On Sunday Barry Ronge wrote his final column for the Sunday Times. He'd been writing it for 27 years, the length of a prison sentence or the life span from birth to death of a rock star.

Ordinarily, I don't write about other columnists - it's a tatty practice, and usually the flag of someone who has run out of things to say - but Barry deserves a goodbye.

Barry's columns were woven from two rare and indispensable loves: love of language and of the thing he was writing about. In high school I encountered for the first time in a local paper that voluptuous pleasure in words and their rhythm, not just for their own sake but to convey meaning. His sentences were well-upholstered but not ornate; they used the right words well, in sequences occasionally gymnastic but never contortionist. If they ever showed off, they didn't do it with exhibitionism but the quiet pride of connoisseurship.

Barry seemed to have read everything and watched everything. He was a velvet cinema curtain onto culture, and he wanted you to come inside. He loved literature and the movies and wanted you to love them too, and in the grinding aesthetic desert of the local media in the late 1980s that was a divan of cushions and a glass of cold sherbet in a shaded Bedouin tent.

My favourite columns were the ones in which he came across an old book on his shelf or even just a swanky word, and talked about them until you were convinced that life would be pale and dry until you knew such things or knew words that well.

One weekend in university I hitchhiked halfway across the country with only a baguette, a salami and a bottle of Oros mixed with strong liquor to see a girl who changed her mind about wanting to see me, and I found myself sitting beside the N2 on Sunday morning, reading a discarded, rain-swollen Sunday Times.

Barry's column that day was about some faded book of Edwardian etiquette, and it comforted me the way a soldier at the front might be comforted by a handwritten letter from home. Barry was a pool of civilization in a hot age of iron, both because he bore the ornaments of culture and because he embodied civility.

When first I was given a Sunday column I was young and stupid and wanted to be noticed, so I wrote about Barry's TV show and made jokes about him. Boys who aren't men always aim at their heroes. People laughed and I felt terribly clever, but I was just a kid on the high board in a public pool, shouting "Look at me!"

I regretted it once I was old enough to know more about words than how to write them, but Barry never mentioned it, and some years later, when I was in trouble of my own, the kind of trouble that had other columnists panting over their keyboards like old men over a Miley Cyrus video, he was the only one who never, even obliquely, wrote a word about it. When I noticed that, I understood some important things I should have understood before.

It says even more that Barry never said anything publicly, because privately he didn't like me much at all. We met only a few times. Once at a film preview screening I jokingly pretended to take his seat - the front row was always unofficially reserved for him, like a one-man royal family.

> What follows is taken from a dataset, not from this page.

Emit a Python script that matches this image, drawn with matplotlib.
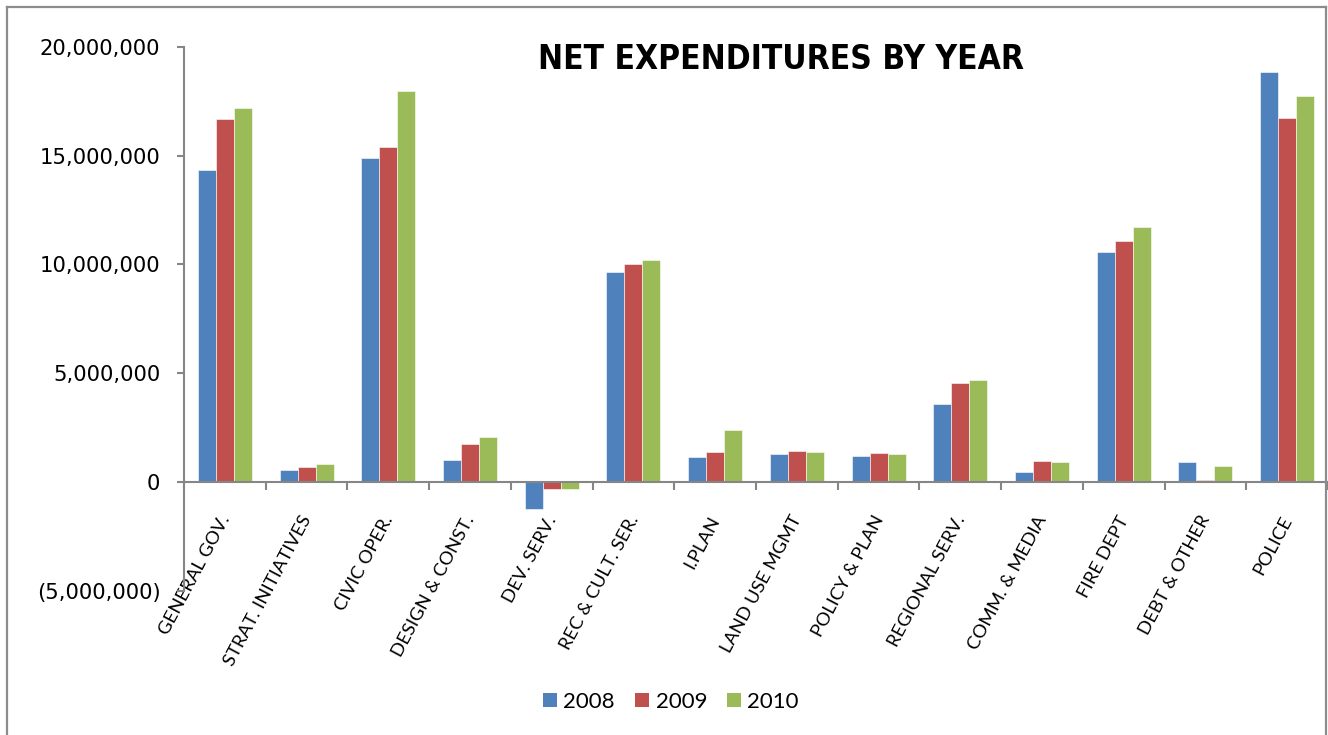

He didn't say much when he saw me there, the way the dowager duchess wouldn't say much if someone slipped a whoopee cushion on her dinner seat in Downton Abbey, but I got the message.

The only time we really had a conversation was when we met one night in a casino and he read my palm. "No," he said. "I don't see much of interest there at all."

It's a dangerous occupation, having a column. If you have a weak character or you're not careful you can become confused about what's important: you forget that it's what you say that matters - if it matters at all - not the fact that it's you saying it. Barry always knew that it was worth more to be honest than controversial, and that you don't need to shout to be interesting. He knew that the compulsion to be noticed just for speaking is the lonely road to the Twitter troll.

Barry wrote for 27 years with grace and dignity and ended with honour, and he taught me things and made me want to learn. For a very long time he sold intelligence and subtlety to an audience who are perhaps suspicious of that product, and he made them enjoy the experience. He was better than many of us deserved. Thank you, Barry.